Arrumador, porteiro, vigia, garagista, servente, operário. Foram muitas idas e vindas entre Sobral, Fortaleza, Rio de Janeiro e Brasília. Disposição para trabalhar nunca faltou, mas a falta de escolaridade pesou e Expedito de Souza, 48, encontrou, finalmente, um porto seguro em sua terra natal, Forquilha, município vizinho a Sobral, na Região Norte do Ceará, a 215 quilômetros de Fortaleza.

Há sete meses ele trabalha na seleção dos plásticos que chegam à Recoplast, empresa de reciclagem de sacos fundada há quatro anos naquele município. Indiferente à sujeira ou ao mau cheiro dos sacos, rapidamente adquiriu o traquejo para selecionar o que vai e o que não vai para o processo de reciclagem, que consiste em moagem, lavagem, secagem, aglutinação, extrusão, moldagem e corte. "Se a gente coloca esse aqui, prejudica o desempenho da máquina", afirma, referindo-se ao momento em que o saco é cheio de ar para ficar na posição ideal para o corte.

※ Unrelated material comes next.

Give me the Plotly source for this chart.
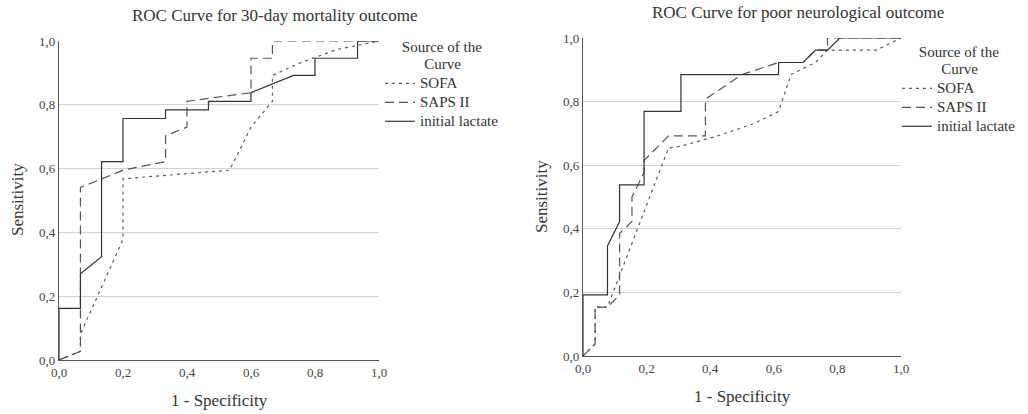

Lá na outra ponta está Lecilda Linhares, 35, que deixou o emprego em uma fábrica de calçados, em Sobral, há um ano, pelo trabalho no acabamento das sacolas, onde estão empregadas as únicas cinco mulheres da fábrica. A justificativa é simples: "as mulheres são mais criteriosas e cuidadosas que os homens", explica o auxiliar administrativo Newton Cavalcante.

A despeito do calor e do barulho dentro da fábrica e também do preconceito das outras pessoas com o mercado da reciclagem, ela está muito feliz: "Me orgulho muito do que faço e pretendo continuar enquanto me quiserem por aqui. Esse é um município muito carente de emprego e, trabalhando aqui, deixei de pagar transporte. Venho todo dia de bicicleta".

Pioneira na região, a Recoplast produz 80 mil quilos de sacolas plásticas por mês a partir de 200 toneladas de restos e polietileno de baixa densidade retiradas do lixo da Zona Norte do Ceará e mais Piauí, Maranhão e Rio Grande do Norte. E o auxiliar administrativo Newton Cavalcante, que trabalha no local há dois anos e meio, foi categórico: "se recebêssemos mais matéria-prima, teríamos mais empregos, porque demanda pelas sacolas no mercado tem e muita". O trabalho é duro, mas tudo é feito de acordo com a lei e os trabalhadores exercem jornadas médias de 8 horas, em três turnos, até atingirem suas metas diárias.